> [Set exercise] Every line of the material is to be quoted verbatim, minus the pictures.

————

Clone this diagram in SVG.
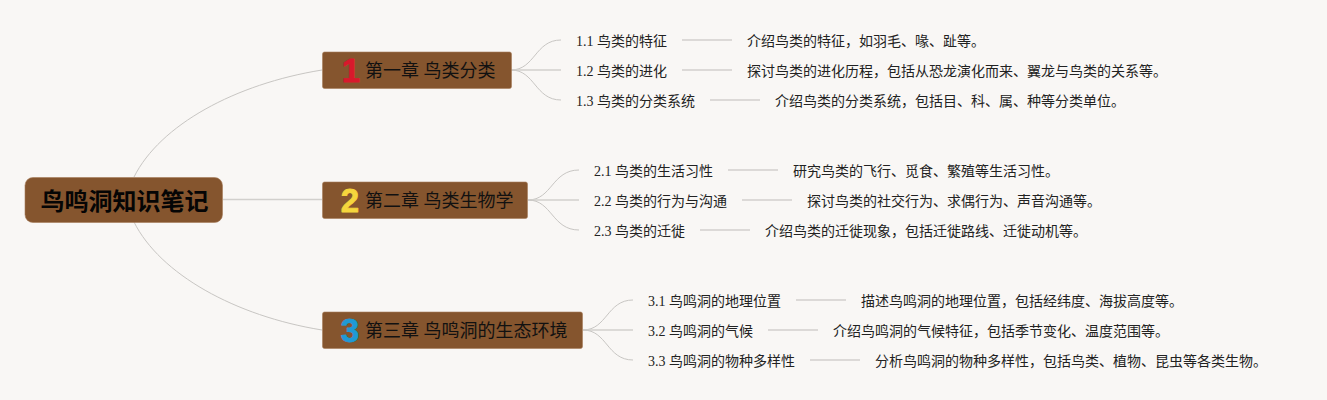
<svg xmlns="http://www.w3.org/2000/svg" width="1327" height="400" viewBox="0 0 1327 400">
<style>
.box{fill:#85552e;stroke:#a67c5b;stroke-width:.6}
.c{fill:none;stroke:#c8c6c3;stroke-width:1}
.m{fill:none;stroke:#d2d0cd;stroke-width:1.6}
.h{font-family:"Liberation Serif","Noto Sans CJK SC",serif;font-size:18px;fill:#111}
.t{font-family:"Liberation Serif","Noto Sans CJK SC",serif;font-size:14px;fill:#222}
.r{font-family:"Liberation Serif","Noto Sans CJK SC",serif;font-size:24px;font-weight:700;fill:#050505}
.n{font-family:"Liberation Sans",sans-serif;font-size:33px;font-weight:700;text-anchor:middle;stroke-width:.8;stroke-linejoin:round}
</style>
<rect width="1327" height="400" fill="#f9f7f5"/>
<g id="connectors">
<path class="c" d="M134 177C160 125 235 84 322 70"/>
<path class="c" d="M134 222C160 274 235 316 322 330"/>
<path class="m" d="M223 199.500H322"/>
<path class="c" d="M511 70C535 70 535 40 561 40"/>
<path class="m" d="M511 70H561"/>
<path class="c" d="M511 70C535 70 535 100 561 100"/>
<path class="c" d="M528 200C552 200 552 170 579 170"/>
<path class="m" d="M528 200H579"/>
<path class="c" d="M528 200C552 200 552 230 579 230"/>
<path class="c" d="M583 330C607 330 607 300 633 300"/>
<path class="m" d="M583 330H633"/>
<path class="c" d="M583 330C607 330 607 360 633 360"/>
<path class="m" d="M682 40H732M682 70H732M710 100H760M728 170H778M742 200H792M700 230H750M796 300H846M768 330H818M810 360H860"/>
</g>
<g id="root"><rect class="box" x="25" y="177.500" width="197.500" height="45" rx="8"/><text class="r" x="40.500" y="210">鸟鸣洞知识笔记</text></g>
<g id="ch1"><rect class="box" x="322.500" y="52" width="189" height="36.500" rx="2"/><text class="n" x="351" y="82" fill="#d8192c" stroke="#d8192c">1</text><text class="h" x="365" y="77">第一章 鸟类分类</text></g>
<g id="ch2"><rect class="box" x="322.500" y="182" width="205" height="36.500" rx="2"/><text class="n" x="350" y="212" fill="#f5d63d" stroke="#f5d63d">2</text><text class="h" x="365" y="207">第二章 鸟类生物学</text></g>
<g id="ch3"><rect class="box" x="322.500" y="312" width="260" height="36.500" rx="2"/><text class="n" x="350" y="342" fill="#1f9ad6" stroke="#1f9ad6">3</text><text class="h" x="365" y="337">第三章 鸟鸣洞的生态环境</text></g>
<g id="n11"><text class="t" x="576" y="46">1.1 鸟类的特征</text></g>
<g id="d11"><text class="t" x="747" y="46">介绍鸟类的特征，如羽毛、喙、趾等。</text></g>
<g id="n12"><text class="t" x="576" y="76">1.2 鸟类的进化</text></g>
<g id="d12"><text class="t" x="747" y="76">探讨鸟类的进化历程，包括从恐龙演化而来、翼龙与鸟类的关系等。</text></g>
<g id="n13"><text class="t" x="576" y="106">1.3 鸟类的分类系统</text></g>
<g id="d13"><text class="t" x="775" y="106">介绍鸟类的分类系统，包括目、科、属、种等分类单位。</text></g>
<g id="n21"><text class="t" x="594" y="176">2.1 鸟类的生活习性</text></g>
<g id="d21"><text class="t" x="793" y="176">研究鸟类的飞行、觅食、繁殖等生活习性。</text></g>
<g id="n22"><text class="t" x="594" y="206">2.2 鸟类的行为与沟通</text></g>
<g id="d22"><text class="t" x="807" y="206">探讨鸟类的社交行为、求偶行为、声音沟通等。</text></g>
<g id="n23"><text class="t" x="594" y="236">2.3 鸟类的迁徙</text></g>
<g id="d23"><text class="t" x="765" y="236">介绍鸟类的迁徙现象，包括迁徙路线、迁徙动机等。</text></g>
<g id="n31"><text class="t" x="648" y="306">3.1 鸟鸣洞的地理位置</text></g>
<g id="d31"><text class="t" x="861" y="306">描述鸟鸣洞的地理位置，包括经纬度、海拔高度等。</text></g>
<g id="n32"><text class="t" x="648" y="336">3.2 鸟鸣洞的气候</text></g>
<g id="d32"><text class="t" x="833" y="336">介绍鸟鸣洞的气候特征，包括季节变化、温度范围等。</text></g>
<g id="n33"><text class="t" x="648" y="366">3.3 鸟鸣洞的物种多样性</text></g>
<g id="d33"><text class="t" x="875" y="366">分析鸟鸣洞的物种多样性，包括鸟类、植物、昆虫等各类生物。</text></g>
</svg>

————

> [Output below]
Clone this diagram in SVG.
<svg xmlns="http://www.w3.org/2000/svg" width="1327" height="400" viewBox="0 0 1327 400">
<style>
.box{fill:#85552e;stroke:#a67c5b;stroke-width:.6}
.c{fill:none;stroke:#c8c6c3;stroke-width:1}
.m{fill:none;stroke:#d2d0cd;stroke-width:1.6}
.h{font-family:"Liberation Serif","Noto Sans CJK SC",serif;font-size:18px;fill:#111}
.t{font-family:"Liberation Serif","Noto Sans CJK SC",serif;font-size:14px;fill:#222}
.r{font-family:"Liberation Serif","Noto Sans CJK SC",serif;font-size:24px;font-weight:700;fill:#050505}
.n{font-family:"Liberation Sans",sans-serif;font-size:33px;font-weight:700;text-anchor:middle;stroke-width:.8;stroke-linejoin:round}
</style>
<rect width="1327" height="400" fill="#f9f7f5"/>
<g id="connectors">
<path class="c" d="M134 177C160 125 235 84 322 70"/>
<path class="c" d="M134 222C160 274 235 316 322 330"/>
<path class="m" d="M223 199.500H322"/>
<path class="c" d="M511 70C535 70 535 40 561 40"/>
<path class="m" d="M511 70H561"/>
<path class="c" d="M511 70C535 70 535 100 561 100"/>
<path class="c" d="M528 200C552 200 552 170 579 170"/>
<path class="m" d="M528 200H579"/>
<path class="c" d="M528 200C552 200 552 230 579 230"/>
<path class="c" d="M583 330C607 330 607 300 633 300"/>
<path class="m" d="M583 330H633"/>
<path class="c" d="M583 330C607 330 607 360 633 360"/>
<path class="m" d="M682 40H732M682 70H732M710 100H760M728 170H778M742 200H792M700 230H750M796 300H846M768 330H818M810 360H860"/>
</g>
<g id="root"><rect class="box" x="25" y="177.500" width="197.500" height="45" rx="8"/><text class="r" x="40.500" y="210">鸟鸣洞知识笔记</text></g>
<g id="ch1"><rect class="box" x="322.500" y="52" width="189" height="36.500" rx="2"/><text class="n" x="351" y="82" fill="#d8192c" stroke="#d8192c">1</text><text class="h" x="365" y="77">第一章 鸟类分类</text></g>
<g id="ch2"><rect class="box" x="322.500" y="182" width="205" height="36.500" rx="2"/><text class="n" x="350" y="212" fill="#f5d63d" stroke="#f5d63d">2</text><text class="h" x="365" y="207">第二章 鸟类生物学</text></g>
<g id="ch3"><rect class="box" x="322.500" y="312" width="260" height="36.500" rx="2"/><text class="n" x="350" y="342" fill="#1f9ad6" stroke="#1f9ad6">3</text><text class="h" x="365" y="337">第三章 鸟鸣洞的生态环境</text></g>
<g id="n11"><text class="t" x="576" y="46">1.1 鸟类的特征</text></g>
<g id="d11"><text class="t" x="747" y="46">介绍鸟类的特征，如羽毛、喙、趾等。</text></g>
<g id="n12"><text class="t" x="576" y="76">1.2 鸟类的进化</text></g>
<g id="d12"><text class="t" x="747" y="76">探讨鸟类的进化历程，包括从恐龙演化而来、翼龙与鸟类的关系等。</text></g>
<g id="n13"><text class="t" x="576" y="106">1.3 鸟类的分类系统</text></g>
<g id="d13"><text class="t" x="775" y="106">介绍鸟类的分类系统，包括目、科、属、种等分类单位。</text></g>
<g id="n21"><text class="t" x="594" y="176">2.1 鸟类的生活习性</text></g>
<g id="d21"><text class="t" x="793" y="176">研究鸟类的飞行、觅食、繁殖等生活习性。</text></g>
<g id="n22"><text class="t" x="594" y="206">2.2 鸟类的行为与沟通</text></g>
<g id="d22"><text class="t" x="807" y="206">探讨鸟类的社交行为、求偶行为、声音沟通等。</text></g>
<g id="n23"><text class="t" x="594" y="236">2.3 鸟类的迁徙</text></g>
<g id="d23"><text class="t" x="765" y="236">介绍鸟类的迁徙现象，包括迁徙路线、迁徙动机等。</text></g>
<g id="n31"><text class="t" x="648" y="306">3.1 鸟鸣洞的地理位置</text></g>
<g id="d31"><text class="t" x="861" y="306">描述鸟鸣洞的地理位置，包括经纬度、海拔高度等。</text></g>
<g id="n32"><text class="t" x="648" y="336">3.2 鸟鸣洞的气候</text></g>
<g id="d32"><text class="t" x="833" y="336">介绍鸟鸣洞的气候特征，包括季节变化、温度范围等。</text></g>
<g id="n33"><text class="t" x="648" y="366">3.3 鸟鸣洞的物种多样性</text></g>
<g id="d33"><text class="t" x="875" y="366">分析鸟鸣洞的物种多样性，包括鸟类、植物、昆虫等各类生物。</text></g>
</svg>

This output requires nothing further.